OK, now here is where I have a concern, self-contained databases have a whole list, imo, of  benefits  for developers targeting small businesses and in-house developers at small businesses (SB). Most of these have to do with the effort and support needed to get the customer site up and running. How to setup production and testing envrionments for the user site. How to deliver updates of the database application,etc. I know that the database engines in the dedicated servers will always stomp the engines in the embedded realm, but so what. A database engine is only one part of an application, and embedded engines are good enough for a lot of purposes.

If I as a developer do my job correctly then from the users stand point it dosen't matter if they are 'unexperienced or not', they will never actually be digging around at the database object level. They will be thinking in the business object level.

Now if they, users, are going to start creating databases applications for themselves. Then they will by definition, and by temperment quickly become NOT unexperienced users.

I hate to be a heretic but there is a reason MS Access has done so well in the market place and it is not simply because of marketing or big bully tactics.

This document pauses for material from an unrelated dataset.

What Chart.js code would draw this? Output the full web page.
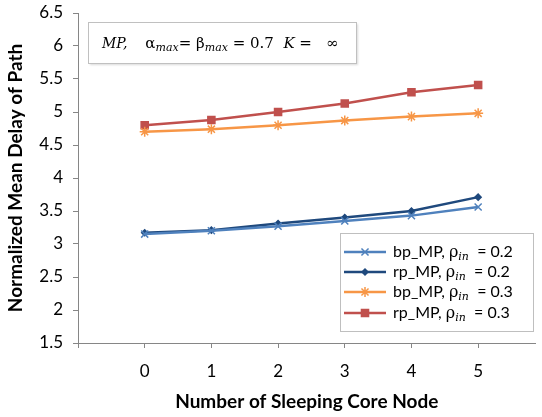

It is because a light, self-contained database manager with integrated forms management, a decent report writer and passable coding environment and support for a dozen or so users just fits in a whole lot of user situations.

Over the years I have had the pleasure, if that is the right word (and it wasn't always at the time), of porting MS Access or Jet based applications to larger more 'robust' RDBM engines and traditional, "big boy", development environments 6 times. In all these cases this was not a sign of failure on the part of the MS Access developers, it was a sign of success. In each case the business usefullness of the application had proven itself, over time, to the point that the number of users had grown beyond what the Jet engine could reasonably be expectied to handle.

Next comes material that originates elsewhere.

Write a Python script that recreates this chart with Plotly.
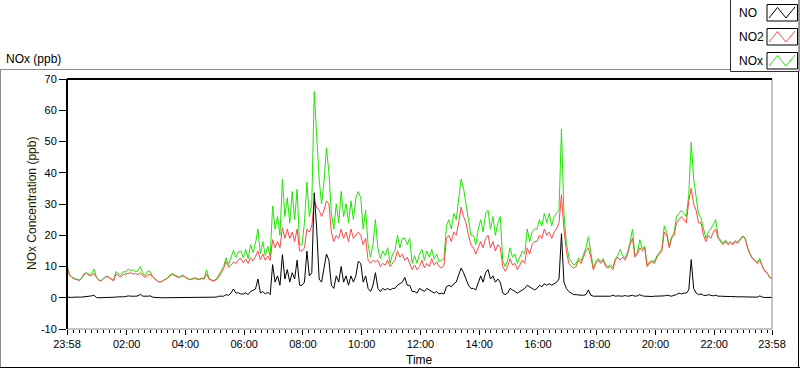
import pandas as pd
import plotly.graph_objects as go

# ---------------- data (5-minute samples from 23:58 to 23:58 next day) ----------------
start_time = "2015-03-01 23:58"
step = "5min"

no2 = [
    10.2, 7.3, 6.5, 6.0, 5.8, 5.5, 6.2, 7.5, 7.8, 7.2, 7.0, 7.8,
    6.6, 5.6, 5.5, 6.3, 6.8, 6.6, 6.0, 5.4, 7.6, 7.0, 6.6, 7.4,
    7.6, 7.8, 8.0, 7.6, 7.8, 7.4, 8.0, 7.0, 6.6, 7.2, 7.6, 6.6,
    5.8, 5.3, 5.0, 5.3, 5.8, 6.2, 7.0, 7.4, 7.0, 6.8, 6.4, 7.0,
    6.8, 6.2, 5.8, 5.9, 6.2, 6.0, 5.8, 6.1, 6.0, 7.6, 6.0, 5.6,
    5.4, 5.8, 6.6, 8.0, 9.4, 11.6, 9.8, 10.4, 11.4, 11.0, 12.2, 12.6,
    11.2, 12.4, 11.0, 12.8, 11.8, 13.2, 15.0, 12.2, 14.0, 12.0, 13.4, 12.0,
    18.6, 16, 18, 16, 22.4, 19, 22, 19, 21, 18, 22, 15,
    15, 16, 22, 21, 23, 31, 29, 28, 26, 28, 31, 30,
    21, 18, 20, 19, 22, 19, 21, 18, 22, 19, 20, 21,
    20, 17, 19, 12, 11, 12, 11.5, 12, 10, 11, 10.5, 12,
    10, 11, 12, 15, 13, 14, 12, 13, 11, 9, 10.5, 9,
    10, 12, 9.5, 11, 10, 12.5, 10.5, 11.5, 10, 9.5, 10.5, 19,
    20, 18, 21, 20, 24, 29, 26, 24, 20, 17, 16, 14,
    16, 18, 16, 19, 20, 16, 18, 15, 17, 16, 10, 8.5,
    10, 12.5, 10.5, 11, 9, 10.5, 12, 11, 16, 14, 17, 18,
    18, 20, 19, 22, 20, 21, 19, 21, 22, 24, 33, 22,
    15, 11, 10, 9.5, 10, 12, 11, 13, 15, 16, 13, 9,
    11, 12, 11, 12, 10, 9.5, 10, 9, 12, 13, 12, 13,
    12, 14, 17, 19, 13, 14, 16, 15, 16, 10, 11, 11.5,
    11, 13, 14, 15, 21, 20, 16, 19, 20, 24, 25, 26,
    25, 24, 31, 35, 30, 28, 24, 24, 20, 18, 20, 19,
    21, 22, 19, 18, 17, 18, 17, 17.5, 17, 18, 17.5, 18.5,
    19.5, 19, 16, 14, 12.5, 12, 11, 12, 10, 8.5, 8, 6.5, 6.3,
]

no = [
    0.2, 0.1, 0.1, 0.2, 0.1, 0.2, 0.2, 0.3, 0.2, 0.3, 0.6, 0.8,
    0.1, 0.0, 0.0, 0.0, 0.1, 0.0, 0.0, 0.1, 0.2, 0.3, 0.2, 0.3,
    0.4, 0.6, 0.5, 0.4, 0.5, 0.6, 1.1, 0.5, 0.4, 0.5, 0.6, 0.2,
    0.1, 0, 0, 0, 0, 0, 0, 0, 0, 0, 0, 0,
    0, 0, 0, 0, 0, 0, 0, 0, 0, 0.1, 0, 0.1,
    0.1, 0.2, 0.5, 0.6, 0.5, 1.0, 0.8, 1.5, 2.8, 1.5, 1.6, 1.2,
    1.2, 1.6, 1.0, 2.0, 2.4, 2.8, 6.0, 1.5, 2.0, 1.2, 1.8, 1.0,
    10.6, 5, 7, 4, 13.8, 6, 9, 5, 8, 6, 12, 4,
    4, 5, 14.9, 7, 8, 33.6, 22, 6, 5, 9, 14, 12,
    4, 3, 7, 5, 10, 5, 7, 4, 7, 5, 7, 11.7,
    11, 5, 7, 3, 2, 4, 8, 3, 2, 3, 2.5, 3,
    2.5, 3, 3, 4, 4.5, 5, 6.5, 4, 4, 2, 2, 1.5,
    3, 2.5, 2, 3, 2.5, 2, 1.5, 2, 1.2, 1.5, 1.2, 3.5,
    4, 3.5, 4.5, 5, 7, 9.5, 8, 6, 4, 3, 3, 2.5,
    5, 7, 5, 8, 9, 6, 7, 5, 6, 5, 1.5, 1,
    1.5, 3, 2.5, 2, 1.5, 2, 2.5, 3, 4, 3.5, 3, 2.5,
    3, 4, 3.5, 4.5, 4, 4.5, 4, 4.5, 5, 6, 20.5, 5,
    3, 2, 1.5, 1, 1, 0.8, 0.8, 0.8, 1, 2.5, 0.8, 0.5,
    0.5, 0.6, 0.5, 0.5, 0.6, 0.5, 0.5, 0.8, 0.5, 0.6, 0.5, 0.5,
    0.7, 0.5, 0.6, 0.8, 0.5, 0.6, 1, 0.6, 0.5, 0.4, 0.5, 0.4,
    0.5, 0.5, 0.6, 0.5, 0.6, 0.8, 0.6, 0.5, 0.8, 1, 1.5, 1.2,
    1.5, 1.5, 2.5, 12.2, 3, 1.5, 1, 1.2, 0.8, 0.7, 1, 0.8,
    0.6, 0.8, 0.5, 0.5, 0.4, 0.5, 0.4, 0.4, 0.3, 0.3, 0.3, 0.3,
    0.3, 0.2, 0.2, 0.2, 0.2, 0.2, 0.2, 0.6, 0.2, 0.1, 0.1, 0.1, 0.1,
]

nox = [
    10.4, 7.4, 6.6, 6.2, 5.9, 5.7, 6.4, 7.8, 8.0, 7.5, 7.6, 9.2,
    6.7, 5.6, 5.5, 6.3, 6.9, 6.6, 6.0, 5.5, 8.4, 7.8, 7.2, 8.4,
    8.2, 9.2, 8.6, 9.0, 8.4, 8.6, 10.0, 7.6, 7.1, 8.6, 8.4, 6.8,
    5.9, 5.3, 5.0, 5.3, 5.9, 6.3, 7.2, 7.8, 7.3, 7.0, 6.6, 7.3,
    6.9, 6.3, 5.9, 6.0, 6.4, 6.2, 5.9, 6.3, 6.2, 8.9, 6.2, 5.7,
    5.5, 6.0, 7.1, 8.6, 10.0, 12.8, 10.6, 12.8, 15.2, 13.0, 14.6, 15.0,
    12.8, 15.5, 12.5, 17.0, 14.5, 17.5, 22.0, 14.0, 18.0, 13.5, 16.5, 13.2,
    29.4, 22, 26, 20, 38, 26, 32, 24, 34, 25, 34.7, 17,
    17, 24, 37, 26, 30, 66, 50, 38, 30, 37, 48, 40,
    27, 22, 30, 24, 34, 26, 30, 24, 31, 25, 32, 34,
    32, 22, 28, 17, 13, 17, 25, 16, 12.5, 15, 13.5, 16,
    11, 14, 15, 20, 16, 19, 19, 17, 19, 11, 13.5, 11,
    14, 15.5, 12, 15, 13, 15.5, 12.5, 14, 11.5, 12, 12.5, 23,
    25, 22, 27, 25, 32, 38, 35, 30, 24, 20, 20, 17,
    22, 25, 21, 27, 28, 22, 26, 20, 24, 26, 12, 10,
    12, 16, 13, 14, 11, 13, 15, 14, 22, 18, 21, 22,
    22, 25, 23, 27, 24, 27, 23, 26, 27, 28, 54, 27,
    17.5, 13, 11.5, 10.5, 11, 12.8, 11.8, 13.8, 16, 19.5, 13.8, 9.5,
    11.5, 12.6, 11.5, 12.5, 10.6, 10, 10.5, 9.8, 12.5, 13.6, 15.5, 13.5,
    12.7, 14.5, 17.6, 22, 13.5, 14.6, 18.6, 15.6, 16.5, 10.4, 11.5, 11.9,
    11.5, 13.5, 14.6, 15.5, 23, 20.8, 16.6, 19.5, 20.8, 26, 27, 28,
    27, 26, 33, 49.7, 38, 32, 26.7, 25.5, 22, 19, 21, 22,
    23.5, 25, 19.5, 18.5, 17.4, 18.5, 17.4, 18, 17.3, 18.3, 17.8, 18.8,
    19.8, 19.2, 16.2, 14.2, 12.7, 12.2, 11.2, 12.6, 10.2, 8.6, 8.1, 6.6, 6.4,
]

x_tick_times = [
    "2015-03-01 23:58", "2015-03-02 02:00", "2015-03-02 04:00", "2015-03-02 06:00",
    "2015-03-02 08:00", "2015-03-02 10:00", "2015-03-02 12:00", "2015-03-02 14:00",
    "2015-03-02 16:00", "2015-03-02 18:00", "2015-03-02 20:00", "2015-03-02 22:00",
    "2015-03-02 23:58",
]
x_tick_text = ["23:58", "02:00", "04:00", "06:00", "08:00", "10:00", "12:00",
               "14:00", "16:00", "18:00", "20:00", "22:00", "23:58"]
y_ticks = [-10, 0, 10, 20, 30, 40, 50, 60, 70]

series_names = ["NO", "NO2", "NOx"]
series_colors = ["#000000", "#ff4646", "#1ee600"]

times = pd.date_range(start_time, periods=len(no), freq=step)

# ---------------- geometry helpers (pixel -> paper) ----------------
W, H = 800, 369
L, R, T, B = 67, 772, 79, 329


def px(x):
    return (x - L) / (R - L)


def py(y):
    return (B - y) / (B - T)


FONT = "Liberation Sans, Arial, sans-serif"

fig = go.Figure()
# draw order: NOx behind, NO2, then NO on top
for vals, name, col in [(nox, "NOx", series_colors[2]),
                        (no2, "NO2", series_colors[1]),
                        (no, "NO", series_colors[0])]:
    fig.add_trace(go.Scatter(x=times, y=vals, mode="lines", name=name,
                             line=dict(color=col, width=1), showlegend=False,
                             hoverinfo="x+y+name"))

shapes = []
# outer frame
shapes.append(dict(type="line", xref="paper", yref="paper", x0=px(0), x1=px(730), y0=py(69.5), y1=py(69.5),
                   line=dict(color="#8c8c8c", width=1)))
shapes.append(dict(type="line", xref="paper", yref="paper", x0=px(0.5), x1=px(0.5), y0=py(69.5), y1=py(368),
                   line=dict(color="#8c8c8c", width=1)))
shapes.append(dict(type="line", xref="paper", yref="paper", x0=px(0), x1=px(800), y0=py(367.5), y1=py(367.5),
                   line=dict(color="#000000", width=1)))
shapes.append(dict(type="line", xref="paper", yref="paper", x0=px(798.5), x1=px(798.5), y0=py(60), y1=py(368),
                   line=dict(color="#000000", width=1)))
# plot area border
shapes.append(dict(type="line", xref="paper", yref="paper", x0=px(R), x1=px(R), y0=0, y1=1,
                   line=dict(color="#8c8c8c", width=1)))
shapes.append(dict(type="line", xref="paper", yref="paper", x0=0, x1=1, y0=0, y1=0,
                   line=dict(color="#8c8c8c", width=1)))
shapes.append(dict(type="line", xref="paper", yref="paper", x0=0, x1=1, y0=1, y1=1,
                   line=dict(color="#000000", width=2)))
shapes.append(dict(type="line", xref="paper", yref="paper", x0=0, x1=0, y0=0, y1=1,
                   line=dict(color="#000000", width=2)))
# legend box
shapes.append(dict(type="rect", xref="paper", yref="paper", x0=px(730.5), x1=px(799), y0=py(71.5), y1=py(-2),
                   line=dict(color="#303030", width=1), fillcolor="white"))

annotations = []
legend_tops = [4.5, 28.5, 52.5]
legend_names = ["NO", "NO2", "NOx"]
for name, col, top in zip(legend_names, series_colors, legend_tops):
    shapes.append(dict(type="rect", xref="paper", yref="paper", x0=px(767), x1=px(797.5),
                       y0=py(top + 16.5), y1=py(top), line=dict(color="#000000", width=1),
                       fillcolor="white"))
    zx = [769, 777.5, 786, 795]
    zy = [top + 13.5, top + 3, top + 13.5, top + 2.5]
    path = "M {} {} ".format(px(zx[0]), py(zy[0])) + " ".join(
        "L {} {}".format(px(a), py(b)) for a, b in zip(zx[1:], zy[1:]))
    shapes.append(dict(type="path", xref="paper", yref="paper", path=path,
                       line=dict(color=col, width=1)))
    annotations.append(dict(xref="paper", yref="paper", x=px(736.5), y=py(top + 8.5),
                            xanchor="left", yanchor="middle", text=name, showarrow=False,
                            font=dict(family=FONT, size=12, color="#000000")))

annotations.append(dict(xref="paper", yref="paper", x=px(4), y=py(59.5), xanchor="left", yanchor="middle",
                        text="NOx (ppb)", showarrow=False,
                        font=dict(family=FONT, size=12, color="#000000")))
annotations.append(dict(xref="paper", yref="paper", x=px(32), y=py(204), xanchor="center", yanchor="middle",
                        text="NOx Concentration (ppb)", textangle=-90, showarrow=False,
                        font=dict(family=FONT, size=12, color="#1a1a00")))
annotations.append(dict(xref="paper", yref="paper", x=px(419.5), y=py(360), xanchor="center", yanchor="middle",
                        text="Time", showarrow=False,
                        font=dict(family=FONT, size=12, color="#000000")))

fig.update_layout(
    width=W, height=H,
    margin=dict(l=L, r=W - R, t=T, b=H - B, pad=0),
    paper_bgcolor="white", plot_bgcolor="white",
    font=dict(family=FONT, size=11, color="#000000"),
    shapes=shapes, annotations=annotations, showlegend=False,
    xaxis=dict(
        type="date",
        range=[x_tick_times[0], x_tick_times[-1]],
        tickmode="array", tickvals=x_tick_times, ticktext=x_tick_text,
        ticks="outside", ticklen=5, tickwidth=1, tickcolor="#000000",
        minor=dict(ticks="outside", ticklen=3, tickcolor="#000000", tickwidth=1,
                   tickmode="linear", tick0="2015-03-02 00:00", dtick=12 * 60 * 1000),
        showgrid=False, zeroline=False, showline=False,
        tickfont=dict(family=FONT, size=11, color="#000000"),
    ),
    yaxis=dict(
        range=[-10, 70],
        tickmode="array", tickvals=y_ticks, ticktext=[str(v) for v in y_ticks],
        ticks="outside", ticklen=7, tickwidth=1, tickcolor="#000000",
        showgrid=False, zeroline=False, showline=False,
        tickfont=dict(family=FONT, size=11, color="#000000"),
    ),
)

fig.write_html(
    "out.html",
    config={"displayModeBar": False},
    post_script="document.body.style.margin='0';document.body.style.overflow='hidden';",
)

Anyway, I know that the road of development for 2.0 is already taken, but 2.01 is still just a twinkle in the eye, right.

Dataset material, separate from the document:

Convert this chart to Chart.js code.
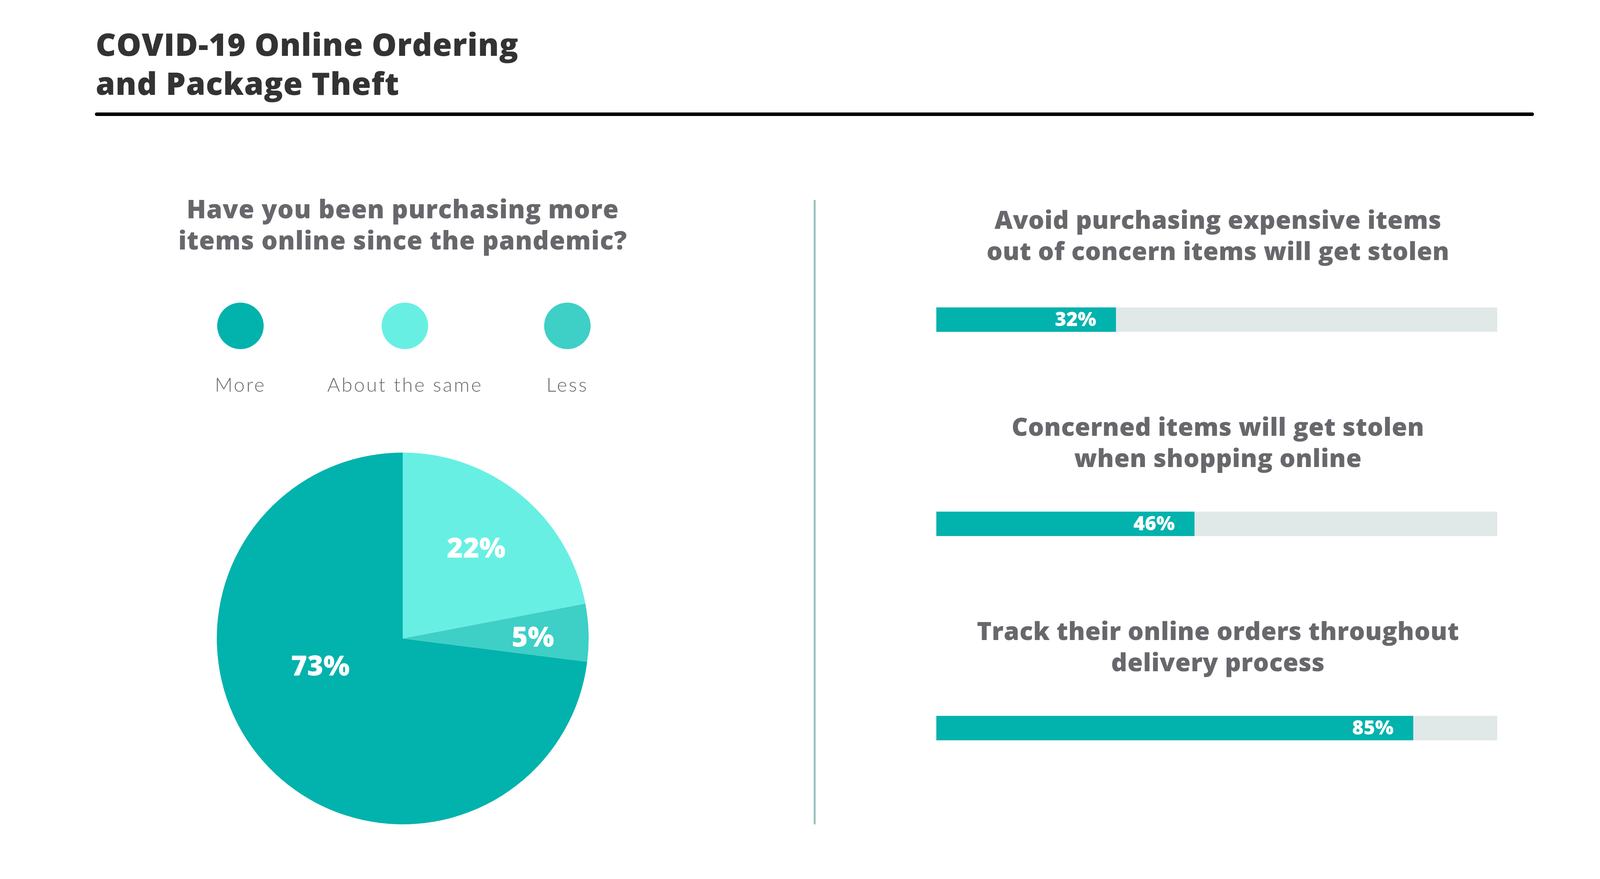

So,as a now self employeed developer, no longer with the budgets of the corporate commercial software world at my disposal and tageting the SB environment, under 50 users, I am hoping OOo can give me a tool just close to as good as MS Access has been. And do so in the embedded database format. I know how to use the REAL database mangers, I did for that for the other 19 years of my commercial software career.

In other, and final, words. I like a whole lot of what I see so far, including the HSQL engine and hope that OOoBase will use all of its features to the fullest. Don;t dumb it down, you won't help the users really, but you will make life harder for the developers. Oh and Please, Please events at the database file level and a simple auto-run form :-)

Andrew Jensen

Frank Schönheit - Sun Microsystems Germany wrote:
Hi Andrew,

  
A few questions regarding User accounts and the embedded HSQL database 
engine?

I suppose I can boil it all down to - Will they be supported or not?
    

Users - maybe. At the moment, they aren't - as you rightly stated -, but
they might make sense.

Schemas - probably not. The "self-contained database" feature is
targeted at unexperienced users, and those would most probably be
confused when we throw terms like "schemas" at them (well, my dad
definately would). So, if we ever go to support schemas for the embedded
HSQLDB database, then we would need to be very careful to not alienate
large parts of our target user base.